Les délinquants ont encore une autre excellente fonction dans le mécanisme du pouvoir : la classe au pouvoir se sert de la menace de la criminalité comme d'un alibi continuel pour durcir le contrôle de la société. La délinquance fait peur, et on cultive cette peur. Ce n'est pas pour rien si, à chaque moment de crise sociale et économique, on assiste à une «recrudescence de la criminalité» et à l'appel consécutif à un gouvernement policier. Pour l'ordre public, dit-on ; en réalité, pour brider surtout l'illégalité populaire et ouvrière. En somme, la criminalité joue comme une sorte de nationalisme interne. De même que la peur de l'ennemi fait «aimer» l'armée, de même la peur des délinquants fait «aimer» le pouvoir policier.
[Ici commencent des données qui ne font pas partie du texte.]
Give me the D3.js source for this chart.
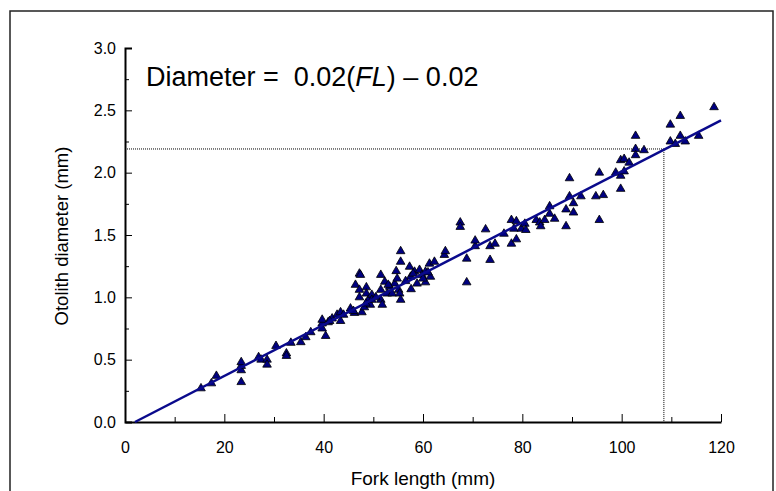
<!DOCTYPE html>
<html lang="en">
<head>
<meta charset="utf-8">
<title>Otolith diameter vs fork length</title>
<script src="https://d3js.org/d3.v7.min.js"></script>
<style>
  body { margin: 0; background: #fff; }
  text { font-family: "Liberation Sans", Arial, Helvetica, sans-serif; }
</style>
</head>
<body>
<script>

var w = 776;
var h = 491;

// fork length (mm)
var forkLength = [15.3, 17.4, 18.4, 23.4, 23.4, 23.4, 23.4, 26.9, 27.4, 28.6, 28.6, 30.4, 32.5, 32.5,
  33.4, 35.4, 36.4, 37.4, 39.7, 39.7, 39.7, 40.4, 40.9, 41.7, 42.7, 43.4, 43.4, 45.4, 46.2, 46.4,
  47.2, 47.4, 47.2, 47.2, 47.7, 48.2, 48.6, 48.6, 49.0, 49.4, 49.7, 49.7, 51.5, 51.5, 51.5, 51.8,
  52.3, 52.8, 53.3, 53.8, 54.3, 54.6, 54.8, 55.1, 55.3, 55.5, 55.5, 55.5, 57.3, 57.5, 57.6, 58.3,
  58.8, 59.3, 59.8, 60.5, 60.5, 61.3, 61.5, 62.3, 64.3, 64.5, 67.5, 67.5, 68.8, 68.8, 70.5, 70.5,
  72.6, 73.5, 73.5, 74.5, 76.3, 77.8, 77.8, 78.3, 78.8, 78.8, 79.8, 80.5, 80.7, 82.8, 83.5, 83.7,
  84.5, 85.5, 85.5, 86.5, 88.8, 88.8, 89.5, 89.5, 90.3, 90.3, 91.8, 94.8, 95.5, 95.5, 96.3, 98.8,
  99.8, 99.8, 99.8, 100.5, 100.5, 101.5, 102.8, 102.8, 102.8, 104.5, 109.8, 109.8, 110.8, 111.8,
  111.8, 112.8, 115.5, 118.6, 41.2, 44.0, 46.0, 48.5, 50.5, 53.0, 56.5, 58.0, 60.0, 61.0];

// otolith diameter (mm)
var diameter = [0.27, 0.31, 0.37, 0.32, 0.415, 0.45, 0.48, 0.52, 0.50, 0.50, 0.46, 0.61, 0.55, 0.53,
  0.635, 0.64, 0.68, 0.72, 0.75, 0.79, 0.82, 0.69, 0.80, 0.83, 0.86, 0.81, 0.88, 0.91, 0.875, 1.10,
  1.19, 1.18, 1.06, 1.00, 0.88, 0.92, 1.08, 1.03, 0.98, 0.94, 1.02, 0.98, 1.18, 1.06, 0.98, 0.94,
  1.125, 1.03, 1.085, 1.03, 1.11, 1.21, 1.15, 1.06, 1.03, 1.37, 1.285, 0.98, 1.245, 1.165, 1.065, 1.205,
  1.11, 1.22, 1.18, 1.12, 1.205, 1.27, 1.165, 1.285, 1.34, 1.37, 1.60, 1.565, 1.31, 1.12, 1.41, 1.455,
  1.545, 1.41, 1.30, 1.43, 1.51, 1.62, 1.43, 1.55, 1.61, 1.465, 1.55, 1.59, 1.54, 1.62, 1.60, 1.57,
  1.62, 1.73, 1.67, 1.63, 1.705, 1.57, 1.955, 1.81, 1.755, 1.68, 1.81, 1.81, 2.00, 1.62, 1.82, 2.00,
  2.10, 1.975, 1.87, 2.11, 2.01, 2.08, 2.295, 2.19, 2.14, 2.18, 2.385, 2.25, 2.23, 2.455,
  2.295, 2.25, 2.295, 2.525, 0.81, 0.86, 0.89, 0.95, 1.00, 1.10, 1.13, 1.19, 1.15, 1.20];

// fitted line end points and the 2.19 mm read-off
var fitX = [2, 120];
var fitY = [0, 2.42];
var refX = 108.5;
var refY = 2.19;

var xTicks = [0, 20, 40, 60, 80, 100, 120];
var yTicks = [0, 0.5, 1.0, 1.5, 2.0, 2.5, 3.0];

var svg = d3.select("body").append("svg")
    .attr("width", w)
    .attr("height", h);

// frame
svg.append("rect")
    .attr("x", 10).attr("y", 11)
    .attr("width", 763).attr("height", 500)
    .attr("fill", "none")
    .attr("stroke", "#222")
    .attr("stroke-width", 1.5);

var x = d3.scaleLinear().domain([0, 120]).range([125, 721]);
var y = d3.scaleLinear().domain([0, 3]).range([422, 48]);

// minor ticks
svg.append("g")
    .attr("transform", "translate(0," + y(0) + ")")
    .call(d3.axisBottom(x).tickValues(d3.range(10, 120, 20)).tickSizeInner(-5).tickSizeOuter(0).tickFormat(""))
    .call(function (g) { g.select(".domain").remove(); });
svg.append("g")
    .attr("transform", "translate(" + x(0) + ",0)")
    .call(d3.axisLeft(y).tickValues(d3.range(0.25, 3, 0.5)).tickSizeInner(-4).tickSizeOuter(0).tickFormat(""))
    .call(function (g) { g.select(".domain").remove(); });

var xAxis = svg.append("g")
    .attr("transform", "translate(0," + y(0) + ")")
    .call(d3.axisBottom(x).tickValues(xTicks).tickSizeInner(-8).tickSizeOuter(0).tickPadding(20)
        .tickFormat(d3.format("d")));

var yAxis = svg.append("g")
    .attr("transform", "translate(" + x(0) + ",0)")
    .call(d3.axisLeft(y).tickValues(yTicks).tickSizeInner(-7).tickSizeOuter(-7).tickPadding(9)
        .tickFormat(d3.format(".1f")));

svg.selectAll(".tick line").attr("stroke", "#000").attr("stroke-width", 1);
svg.selectAll(".domain").attr("stroke", "#000").attr("stroke-width", 2);
svg.selectAll(".tick text").attr("font-size", 16).attr("fill", "#000")
    .attr("font-family", "'Liberation Sans', Arial, sans-serif");

// dotted read-off lines
svg.append("path")
    .attr("d", "M" + x(0) + "," + y(refY) + "H" + x(refX) + "V" + y(0))
    .attr("fill", "none")
    .attr("stroke", "#000")
    .attr("stroke-width", 1)
    .attr("stroke-dasharray", "1,1");

// points
svg.append("g")
    .selectAll("path")
    .data(forkLength)
    .enter()
    .append("path")
    .attr("transform", function (d, i) {
        return "translate(" + x(d) + "," + y(diameter[i]) + ")";
    })
    .attr("d", d3.symbol().type(d3.symbolTriangle).size(32))
    .attr("fill", "#000080")
    .attr("stroke", "#000")
    .attr("stroke-width", 0.8);

// fitted line
var line = d3.line()
    .x(function (d) { return x(d); })
    .y(function (d, i) { return y(fitY[i]); });

svg.append("path")
    .datum(fitX)
    .attr("d", line)
    .attr("fill", "none")
    .attr("stroke", "#0a0a8c")
    .attr("stroke-width", 2.5);

// equation
var eq = svg.append("text")
    .attr("x", 146)
    .attr("y", 86)
    .attr("font-size", 27)
    .attr("fill", "#000")
    .attr("xml:space", "preserve");
eq.append("tspan").text("Diameter =  0.02(");
eq.append("tspan").attr("font-style", "italic").text("FL");
eq.append("tspan").text(") \u2013 0.02");

// axis titles
svg.append("text")
    .attr("x", 423)
    .attr("y", 485)
    .attr("text-anchor", "middle")
    .attr("font-size", 19)
    .text("Fork length (mm)");

svg.append("text")
    .attr("transform", "translate(68,236) rotate(-90)")
    .attr("text-anchor", "middle")
    .attr("font-size", 18.5)
    .text("Otolith diameter (mm)");

</script>
</body>
</html>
- Mais pas la prison. La prison, on ne réussit pas à la faire aimer.

- Parce qu'il y a un fond de supplice dans les mécanismes modernes de la justice criminelle qui n'a pas été complètement exorcisé, même si aujourd'hui il est de plus en plus inclus dans la nouvelle pénalité de l'incorporel. La nouvelle pénalité, en effet, plutôt que de punir, corrige et soigne. Le juge devient un médecin et vice versa. La société de surveillance veut fonder son droit sur la science ; cela rend possible la «douceur» des peines, ou plutôt des «soins», des «corrections», mais cela étend son pouvoir de contrôle, d'imposition de la «norme». On poursuit le «différent». Le délinquant n'est pas hors la loi, mais il se situe depuis le début au centre même de ces mécanismes dans lesquels on passe insensiblement de la discipline à la loi, de la déviation au délit, dans une continuité des institutions qui se renvoient les unes aux autres : de l'orphelinat à la maison de redressement, au pénitencier, de la cité ouvrière à l 'hôpital, à la prison.